Revenons au long métrage. Wokulski a son talon d’Achille.
Il a vécu son ascension seul et tombe amoureux d’Izabela Lecka, une jeune
aristocrate très belle… et ruinée. Mais s’il pense que celle-ci est vertueuse,
tellement il est épris d’elle et sans doute aveugle, elle se révèle d’une
grande duplicité, et elle comprend que sa position avantageuse lui permet de
manipuler Wokulski comme elle l’entend.
Izabela Lecka est l’éponyme poupée, une femme
toute d’apparence, mais que les hommes voient peut-être avant tout ainsi,
cherchant des femmes-objets pour satisfaire leur appétit, en oubliant l’être
humain derrière le visage de cire. Wokulski veut ainsi posséder l’amour d’Izabela
Lecka, lui qui pense pouvoir tout acheter…

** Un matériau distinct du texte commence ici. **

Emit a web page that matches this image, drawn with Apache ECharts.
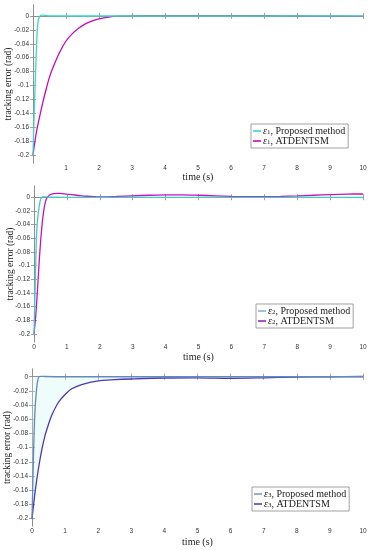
<!DOCTYPE html>
<html>
<head>
<meta charset="utf-8">
<script src="https://cdn.jsdelivr.net/npm/echarts@6/dist/echarts.min.js"></script>
<style>
html,body{margin:0;padding:0;background:#fff;}
#chart{width:375px;height:550px;}
</style>
</head>
<body>
<div id="chart"></div>
<script>
// ---- data ----
const xTicks = [0,1,2,3,4,5,6,7,8,9,10];
const yTicks = [0,-0.02,-0.04,-0.06,-0.08,-0.1,-0.12,-0.14,-0.16,-0.18,-0.2];
const yTickLabels = ['0','-0.02','-0.04','-0.06','-0.08','-0.1','-0.12','-0.14','-0.16','-0.18','-0.2'];
const xAxisTitle = 'time (s)';
const yAxisTitle = 'tracking error (rad)';
const seriesNames = [
  ['ε1, Proposed method','ε1, ATDENTSM'],
  ['ε2, Proposed method','ε2, ATDENTSM'],
  ['ε3, Proposed method','ε3, ATDENTSM']
];

// panel 1
const p1PropT = [0,0.01,0.03,0.05,0.07,0.1,0.13,0.16,0.2,0.25,0.3,0.4,0.6,1,2,4,6,8,10];
const p1PropV = [-0.2,-0.182,-0.15,-0.12,-0.092,-0.052,-0.02,-0.006,-0.001,0.0012,0.0012,0.0006,0.0002,0,0,0,0,0,0];
const p1AtdT = [0,0.1,0.2,0.3,0.4,0.5,0.6,0.8,1.0,1.2,1.4,1.6,1.8,2.0,2.3,2.6,3,4,5,6,7,8,9,10];
const p1AtdV = [-0.2,-0.168,-0.145,-0.124,-0.105,-0.088,-0.075,-0.053,-0.036,-0.025,-0.017,-0.011,-0.007,-0.004,-0.0015,-0.0003,0.0002,0.0005,0.0006,0.0005,0.0003,0,-0.0003,-0.0005];

// panel 2
const p2PropT = [0,0.02,0.04,0.06,0.08,0.1,0.14,0.18,0.22,0.28,0.35,0.5,1,2,4,6,8,10];
const p2PropV = [-0.2,-0.16,-0.12,-0.08,-0.052,-0.038,-0.02,-0.007,-0.001,0.0008,0.0006,0.0002,0,0,0,0,0,0];
const p2AtdT = [0,0.05,0.1,0.15,0.2,0.25,0.3,0.35,0.4,0.5,0.6,0.7,0.8,1.0,1.3,1.6,2.0,2.5,3,3.5,4,4.5,5,5.5,6,6.5,7,7.5,8,8.5,9,9.5,10];
const p2AtdV = [-0.2,-0.175,-0.14,-0.1,-0.065,-0.038,-0.018,-0.006,0,0.004,0.0055,0.0058,0.0056,0.0045,0.003,0.0015,0.0005,0.0012,0.0022,0.003,0.0034,0.0035,0.003,0.0022,0.0014,0.001,0.001,0.0013,0.002,0.003,0.004,0.0047,0.0048];

// panel 3
const p3PropT = [0,0.02,0.04,0.06,0.08,0.1,0.13,0.16,0.21,0.28,0.4,1,2,4,6,8,10];
const p3PropV = [-0.2,-0.16,-0.12,-0.085,-0.058,-0.04,-0.022,-0.009,0,0.0006,0.0003,0,0,0,0,0,0];
const p3AtdT = [0,0.05,0.1,0.2,0.3,0.4,0.5,0.6,0.8,1.0,1.2,1.5,2.0,2.5,3,4,5,6,7,8,9,10];
const p3AtdV = [-0.2,-0.18,-0.16,-0.128,-0.102,-0.082,-0.067,-0.054,-0.036,-0.025,-0.017,-0.011,-0.0058,-0.0042,-0.0032,-0.0018,-0.0015,-0.0022,-0.0015,-0.0005,0,0.0003];

// ---- build ----
function zip(t, v){ return t.map((x,i)=>[x, v[i]]); }

const grids = [
  {left:33, right:12, top:5,   height:158},
  {left:34, right:12, top:186, height:156},
  {left:32, right:12, top:369, height:157}
];
const yRanges = [[-0.2115,0.0158],[-0.2117,0.0165],[-0.2105,0.0109]];
const legendPos = [{left:251, top:124},{left:256, top:304},{left:252, top:487}];
const nameGaps = [9,10,11];
const yNameGaps = [20,19,20];
const colors = [
  ['#3ed6c8','#c808c0'],
  ['#3ccfc6','#c810c0'],
  ['#6688c0','#4a38b4']
];
const legendColors = [
  ['#3ed6c8','#c808c0'],
  ['#82b4d8','#9a28b8'],
  ['#7d9ccc','#5a3cb0']
];
const seriesData = [
  [zip(p1PropT,p1PropV), zip(p1AtdT,p1AtdV)],
  [zip(p2PropT,p2PropV), zip(p2AtdT,p2AtdV)],
  [zip(p3PropT,p3PropV), zip(p3AtdT,p3AtdV)]
];

const axisCol = '#8a8a8a';
const labelFont = {fontFamily:'Liberation Sans', fontSize:6.5, color:'#333'};
const serif = 'Liberation Serif';

const option = {
  animation:false,
  backgroundColor:'#fff',
  grid: grids.map(g=>Object.assign({containLabel:false, outerBoundsMode:'none'}, g)),
  xAxis: [], yAxis: [], series: [], legend: []
};

for (let p=0;p<3;p++){
  const xi = option.xAxis.length;
  option.xAxis.push({
    type:'value', gridIndex:p, min:0, max:10, interval:1, position:'bottom',
    axisLine:{show:true, lineStyle:{color:axisCol, width:0.8}},
    axisTick:{show:true, inside:true, length:3, lineStyle:{color:axisCol, width:0.8}},
    splitLine:{show:false},
    axisLabel:Object.assign({margin:2, formatter:(v)=> (p===0 && v===0) ? '' : String(v)}, labelFont),
    name:xAxisTitle, nameLocation:'middle', nameGap:nameGaps[p], nameMoveOverlap:false,
    nameTextStyle:{fontFamily:serif, fontSize:10, color:'#222', verticalAlign:'top'}
  });
  option.xAxis.push({
    type:'value', gridIndex:p, min:0, max:10, interval:1, position:'top',
    axisLine:{show:true, lineStyle:{color:axisCol, width:0.8}},
    axisTick:{show:true, inside:true, length:3, lineStyle:{color:axisCol, width:0.8}},
    splitLine:{show:false}, axisLabel:{show:false}
  });
  const yi = option.yAxis.length;
  option.yAxis.push({
    type:'value', gridIndex:p, min:yRanges[p][0], max:yRanges[p][1], position:'left',
    axisLine:{show:true, lineStyle:{color:axisCol, width:0.8}},
    axisTick:{show:true, inside:true, length:3, customValues:yTicks, lineStyle:{color:axisCol, width:0.8}},
    splitLine:{show:false},
    axisLabel:Object.assign({margin:4, customValues:yTicks, formatter:(v)=>{
      let best=0, bd=1e9;
      yTicks.forEach((t,i)=>{const d=Math.abs(t-v); if(d<bd){bd=d;best=i;}});
      return yTickLabels[best];
    }}, labelFont),
    name:yAxisTitle, nameLocation:'middle', nameGap:yNameGaps[p], nameRotate:90, nameMoveOverlap:false,
    nameTextStyle:{fontFamily:serif, fontSize:9.5, color:'#222'}
  });
  option.yAxis.push({
    type:'value', gridIndex:p, min:yRanges[p][0], max:yRanges[p][1], position:'right',
    axisLine:{show:true, lineStyle:{color:axisCol, width:0.8}},
    axisTick:{show:true, inside:true, length:3, customValues:yTicks, lineStyle:{color:axisCol, width:0.8}},
    splitLine:{show:false}, axisLabel:{show:false}
  });
  for (let s=0;s<2;s++){
    const ser = {
      type:'line', name:seriesNames[p][s], xAxisIndex:xi, yAxisIndex:yi,
      data:seriesData[p][s], symbol:'none', smooth:0.3,
      lineStyle:{color:colors[p][s], width:1.3},
      itemStyle:{color:legendColors[p][s]},
      z: s===0 ? 3 : 2
    };
    if (p===2 && s===1){
      ser.areaStyle = {color:'rgba(200,245,245,0.45)', origin:0};
    }
    option.series.push(ser);
  }
  option.legend.push(Object.assign({
    data:seriesNames[p], orient:'vertical', icon:'rect', itemWidth:8, itemHeight:1.6,
    itemGap:0, padding:[2,3,2,2], backgroundColor:'#fff', borderColor:'#8a8a8a', borderWidth:0.8,
    formatter:(name)=> '{e|ε}{s|' + name.charAt(1) + '}{t|' + name.slice(2) + '}',
    textStyle:{
      fontFamily:serif, fontSize:10, color:'#222', padding:[0,0,0,-3],
      rich:{
        e:{fontFamily:serif, fontStyle:'italic', fontSize:10, color:'#222', lineHeight:10},
        s:{fontFamily:serif, fontSize:7, color:'#222', verticalAlign:'bottom', lineHeight:6},
        t:{fontFamily:serif, fontSize:10, color:'#222', lineHeight:10}
      }
    }
  }, legendPos[p]));
}

const chart = echarts.init(document.getElementById('chart'), null, {renderer:'canvas'});
chart.setOption(option);
</script>
</body>
</html>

Mais il va vite déchanter… Ce qui fait que l’on s’attache
à ce géant aux pieds d’argile. Ce héros qui semble omnipotent et qui est
dévasté par cet amour à sens unique. C’est aussi un personnage touchant car
malgré sa richesse et le fait qu’il évolue dans la haute société, il se soucie
de son peuple. Malgré ses zones d'ombre (qui lui donnent de l'épaisseur), c'est un personnage droit, avec un fort idéal social et humain. Ce long métrage est donc une œuvre profondément humaniste, lui
conférant une grande profondeur, bien au-delà se son aspect visuel éblouissant.
On le voit, « La Poupée » est un film
très riche sur le fond et la forme. C’est un long métrage puissant et
romanesque, mais aussi social. Avec une esthétique sublime, dont une bande son
magnifique, avec de beaux morceaux classiques rappelant une boîte à musique,
pour mieux matérialiser l’univers de faux semblants dans lequel s’ébattent les
aristocrates et la haute bourgeoisie de l’époque.
Je ne peux donc que vous conseiller de découvrir
cette pure merveille qu’est ce long métrage. Un film de l’acabit d’un « Guépard »
de Visconti, mais que je préfère, car « La Poupée » adjoint l’humanisme
au faste, le cœur à l’esprit. C’est un long métrage impressionnant par son
ambition et ses très nombreuses qualités. Un chef-d’œuvre absolu, perdu et
oublié. Sa restauration récente, promue par Malavida Films, qui font un
excellent travail de redécouverte du cinéma d’Europe Centrale et de l’Est (mais
pas que), devrait vous permettre d’en bénéficier vous aussi, et d’à votre tour
vous laisser surprendre par ce somptueux film.